= Mia & Codie =

Animated educational children's series

Mia & Codie is an animated educational children's television series created by Don Moody. Co-produced with Epic Story Media and animated by Relish Studios, both based in Canada, the series is designed to introduce preschoolers to foundational thinking skills, cognitive development, computational thinking skills, and artificial intelligence (AI) literacy. Elements of the series align with concepts explored in the Codie Blocks learning system, including pattern recognition, sequencing, cause-and-effect, problem-solving, and logic.

The series premiered in Canada on TVOKids, TFO, and Knowledge Network in 2021. In the United States, the series began airing in 2025 on PBS member stations through distribution by American Public Television. In Europe, the series is represented by DeAPlaneta Entertainment for distribution. The series has received funding support from the Shaw Rocket Fund, a nonprofit that funds children's media. For its second season, Scratch, the world's largest creative learning community for kids, joined the series as a sponsor.

== Plot ==
The series follows Mia, an eight-year-old girl who loves to code, and Codie, a bro-bot she built to be the younger brother she always wanted. Together, they solve everyday problems by using coding concepts such as sequencing, debugging, prompting, and loops. The characters often use the catchphrase "Run the Code!" to initiate their solutions.

Similar to Moody's previous series WordWorld, which embedded letters into objects to teach literacy, Mia & Codie visualizes abstract digital concepts through physical comedy and tangible examples to make them accessible to early learners.

== Cast & Characters ==

- Mia (voiced by Kiara Pariag): A curious, creative 8-year-old girl who loves coding and serves as the show's primary problem solver.
- Codie (voiced by Mason McLoughlin): A "bro-bot" (brother robot) built by Mia. He is durable, adventurous, and executes the commands Mia programs.
- Evu (voiced by Tyler Hyrchuk): An excitable emu who often joins Mia and Codie on their adventures.
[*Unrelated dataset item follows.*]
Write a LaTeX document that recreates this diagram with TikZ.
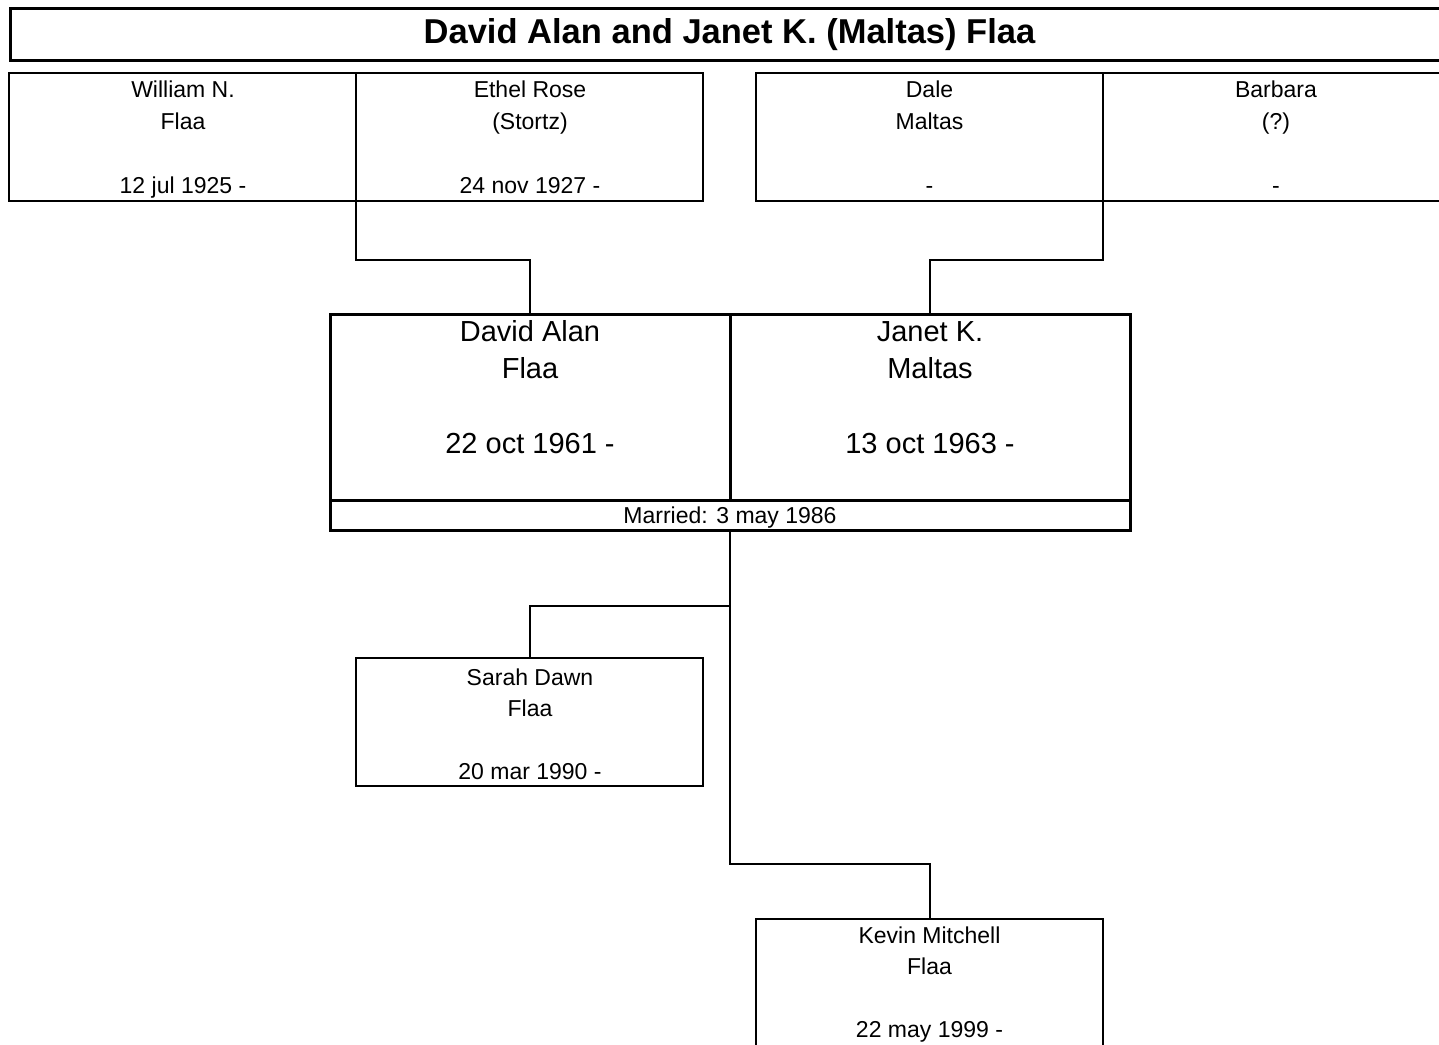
\documentclass[tikz,border=0pt]{standalone}
\usepackage{fontspec}
\setmainfont{Liberation Sans}
\begin{document}
\begin{tikzpicture}[x=1pt,y=-1pt,
  thinbox/.style={draw, line width=1.5pt, rectangle, inner sep=0pt, outer sep=0pt, anchor=north west, minimum width=347pt, minimum height=128pt},
  thickbox/.style={draw, line width=3pt, rectangle, inner sep=0pt, outer sep=0pt, anchor=north west},
  conn/.style={draw, line width=2pt},
  small/.style={anchor=base, inner sep=0pt, font=\fontsize{23}{28}\selectfont},
  big/.style={anchor=base, inner sep=0pt, font=\fontsize{29}{34}\selectfont},
  ttl/.style={anchor=base, inner sep=0pt, font=\fontsize{34.5}{40}\selectfont\bfseries}]
\path[use as bounding box] (0,0) rectangle (1439,1044);
\clip (0,0) rectangle (1439,1044);
\fill[white] (0,0) rectangle (1439,1044);

% title
\node[thickbox, minimum width=1439pt, minimum height=52pt] (title) at (10,8) {};
\node[ttl] (titletext) at (729.5,43) {David Alan and Janet K. (Maltas) Flaa};

% grandparents
\node[thinbox] (will) at (9,73) {};
\node[thinbox] (ethel) at (356,73) {};
\node[thinbox] (dale) at (756,73) {};
\node[thinbox] (barb) at (1103,73) {};

\node[small] (will1) at (183,97) {William N.};
\node[small] (will2) at (183,129) {Flaa};
\node[small] (will3) at (183,193) {12 jul 1925 -};
\node[small] (ethel1) at (530,97) {Ethel Rose};
\node[small] (ethel2) at (530,129) {(Stortz)};
\node[small] (ethel3) at (530,193) {24 nov 1927 -};
\node[small] (dale1) at (929.5,97) {Dale};
\node[small] (dale2) at (929.5,129) {Maltas};
\node[small] (dale3) at (929.5,193) {-};
\node[small] (barb1) at (1276,97) {Barbara};
\node[small] (barb2) at (1276,129) {(?)};
\node[small] (barb3) at (1276,193) {-};

% couple
\node[thickbox, minimum width=400pt, minimum height=186pt] (david) at (330,314) {};
\node[thickbox, minimum width=400pt, minimum height=186pt] (janet) at (730,314) {};
\node[thickbox, minimum width=800pt, minimum height=30pt] (married) at (330,500) {};

\node[big] (david1) at (530,341) {David Alan};
\node[big] (david2) at (530,378) {Flaa};
\node[big] (david3) at (530,453) {22 oct 1961 -};
\node[big] (janet1) at (930,341) {Janet K.};
\node[big] (janet2) at (930,378) {Maltas};
\node[big] (janet3) at (930,453) {13 oct 1963 -};
\node[small] (marriedtext) at (730,523) {Married: 3 may 1986};

% children
\node[thinbox, line width=2pt] (sarah) at (356,658) {};
\node[thinbox, line width=2pt, minimum height=140pt] (kevin) at (756,919) {};

\node[small] (sarah1) at (530,685) {Sarah Dawn};
\node[small] (sarah2) at (530,716) {Flaa};
\node[small] (sarah3) at (530,779) {20 mar 1990 -};
\node[small] (kevin1) at (929.5,943) {Kevin Mitchell};
\node[small] (kevin2) at (929.5,974) {Flaa};
\node[small] (kevin3) at (929.5,1037) {22 may 1999 -};

% connectors
\draw[conn] (will.north east) -- ++(0,187) -| (david.north);
\draw[conn] (dale.north east) -- ++(0,187) -| (janet.north);
\draw[conn] (married.south) -- ++(0,76) -| (sarah.north);
\draw[conn] (married.south) -- ++(0,334) -| (kevin.north);
\end{tikzpicture}
\end{document}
He has an active imagination and often responds with great enthusiasm.
- Velvet (voiced by Nneka Atto): A spirited elephant who loves to dance, cheer, and perform. She is warm-hearted, expressive, and supportive of Mia and Codie.

== Episodes ==
The series consists of two seasons, each containing 20 short-form episodes of approximately four minutes. Season 1 premiered in 2025, while Season 2 is scheduled for release in mid 2026. For broadcast in the United States and on some international platforms, the segments are commonly compiled into 14-minute episodes, typically with three stories grouped together.

=== Series Overview ===

| Season | Episodes | Originally released |
|---|---|---|
| 1 | 20 | July 2, 2024 |
| 2 | 20 | April 1, 2026 |

== Reception ==
Mia & Codie has received positive responses for its STEM learning focus and age-appropriate content for young children. It has been reviewed by Common Sense Media which described the series as charming and educational with engaging characters.

In 2024, the series was recognized as a finalist for the Cartoons on the Bay Pulcinella Awards in the Upper Preschool category.